As a studio owner, you know to capitalize on events around the holidays, but often there are other smaller, more timely events—a local sports championship game, for example—that can be a great way to boost community and fun at your studio.
Kenny Santucci, the program director and manager of the body studio at CrossFit Solace, has had recent success with events at his studio. He says, “Anytime you can capitalize on something going on that you celebrate nationally or citywide, it’s a good time to jump on board and celebrate whatever it is.” Santucci ran a 2-for-1 price for Valentine’s Day, for example, to encourage couples to sign up for class together. But not every month has a holiday, which is why Santucci gets creative with planning and marketing events for his clients. Solace’s latest endeavor? A series of events called Crunch and Brunch, which includes a workout and post-workout brunch with the class.
Santucci says the events, which will soon have shirts that read ‘This Is My Brunch Shirt,” are a great way to expand the community of your clients beyond the studio and take people from working out with a group, to actually being part of one. He’s found that restaurants are happy to cater to these events, too, since most fitness groups will start eating well before the big crunch crowd starts around noon.
“It’s a win-win, a bunch of revenue for them,” he says. “And a fun group for us.” As an added benefit, instructors can socialize and familiarize themselves with clients, therefore boosting the likelihood of those customers returning to your studio if they know a friendly face.
When brainstorming ideas for your own studio, don’t be afraid to get creative. Overthrow in New York City offers a Boxing and Booze event every Friday, where clients get a PBR while they’re stretching out. Uplift Studios, a women-only workout in NYC and LA, organizes “Uplift Your Career” sessions with speakers targeted towards young women looking to grow professionally. Y7 Studio hosts weekly #hiphopwednesdays and #hiphopsundays to showcase what their hip hop-themed, “sweat dripping, beat bumping, candlelit yoga” is all about. A recent class was called Drake Yoga Flow, for example.

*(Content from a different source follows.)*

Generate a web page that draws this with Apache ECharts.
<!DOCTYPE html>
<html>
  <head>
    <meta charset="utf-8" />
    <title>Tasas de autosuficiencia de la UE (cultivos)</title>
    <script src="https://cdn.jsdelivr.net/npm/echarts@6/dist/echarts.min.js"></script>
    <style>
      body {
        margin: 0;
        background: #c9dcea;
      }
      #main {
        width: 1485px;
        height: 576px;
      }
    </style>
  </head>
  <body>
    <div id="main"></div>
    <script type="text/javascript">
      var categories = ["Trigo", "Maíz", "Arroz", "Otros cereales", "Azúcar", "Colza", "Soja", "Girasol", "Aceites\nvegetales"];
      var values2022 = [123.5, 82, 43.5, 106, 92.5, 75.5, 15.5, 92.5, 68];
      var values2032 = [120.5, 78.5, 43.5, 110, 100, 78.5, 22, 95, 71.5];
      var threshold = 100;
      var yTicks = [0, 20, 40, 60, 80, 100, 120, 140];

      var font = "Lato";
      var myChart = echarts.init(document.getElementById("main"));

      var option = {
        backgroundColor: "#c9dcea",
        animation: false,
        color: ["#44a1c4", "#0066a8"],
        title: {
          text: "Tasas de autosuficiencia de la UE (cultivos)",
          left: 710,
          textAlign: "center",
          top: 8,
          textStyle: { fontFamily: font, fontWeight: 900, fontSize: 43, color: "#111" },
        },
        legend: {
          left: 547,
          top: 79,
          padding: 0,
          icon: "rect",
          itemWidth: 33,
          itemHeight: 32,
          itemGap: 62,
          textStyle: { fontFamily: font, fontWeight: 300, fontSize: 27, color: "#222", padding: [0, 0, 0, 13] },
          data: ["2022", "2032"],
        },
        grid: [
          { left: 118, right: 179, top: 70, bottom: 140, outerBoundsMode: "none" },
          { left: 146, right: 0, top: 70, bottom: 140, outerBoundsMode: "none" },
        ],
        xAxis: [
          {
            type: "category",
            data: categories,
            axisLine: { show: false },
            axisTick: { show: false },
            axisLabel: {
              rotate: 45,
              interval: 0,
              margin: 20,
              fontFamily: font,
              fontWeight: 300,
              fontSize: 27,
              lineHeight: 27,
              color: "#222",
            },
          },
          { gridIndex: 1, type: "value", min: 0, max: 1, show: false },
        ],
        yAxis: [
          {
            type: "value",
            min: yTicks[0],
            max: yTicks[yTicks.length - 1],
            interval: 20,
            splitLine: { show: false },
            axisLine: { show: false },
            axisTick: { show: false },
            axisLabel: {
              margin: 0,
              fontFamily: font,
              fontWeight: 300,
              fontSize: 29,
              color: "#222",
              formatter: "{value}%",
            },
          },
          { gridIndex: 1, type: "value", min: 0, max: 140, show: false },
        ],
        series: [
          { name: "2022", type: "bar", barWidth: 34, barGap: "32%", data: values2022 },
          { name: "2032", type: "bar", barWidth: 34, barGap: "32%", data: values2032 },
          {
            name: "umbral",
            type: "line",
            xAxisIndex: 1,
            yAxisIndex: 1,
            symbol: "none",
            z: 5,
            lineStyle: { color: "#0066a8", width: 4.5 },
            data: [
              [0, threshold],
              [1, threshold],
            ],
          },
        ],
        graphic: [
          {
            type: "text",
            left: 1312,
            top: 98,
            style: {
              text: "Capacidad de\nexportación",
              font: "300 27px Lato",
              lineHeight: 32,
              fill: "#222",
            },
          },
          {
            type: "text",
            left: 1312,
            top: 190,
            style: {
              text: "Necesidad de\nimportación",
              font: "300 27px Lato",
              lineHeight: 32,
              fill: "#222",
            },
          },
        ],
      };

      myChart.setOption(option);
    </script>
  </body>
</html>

Not everything has to have a theme, though. Many studios get creative by teaming up with other studios to mix up their offerings. In New York, FLEX Studios partnered with CYC to host a two-a-day workout that included 45 minutes of spin and 45 minutes of barre or pilates, with a fun reception afterwards. Both studios were able to get exposure to new clients they may not have had before.
Events or themed classes are also a great way to promote any deals and perks you may be offering. Flywheel, for example, hosts themed classes like Friday Beats and Sundays at the Barre, encouraging members to take any two of their new themed classes to earn a free class.
Santucci warns, though, that some events, if done too well, can make it difficult to meet demand.
“It’s hard to advertise on social media because you get so many people interested,” he says. “As soon as we put something on social media, it’ll sell out.” Of course, that’s a good problem for any studio owner to have.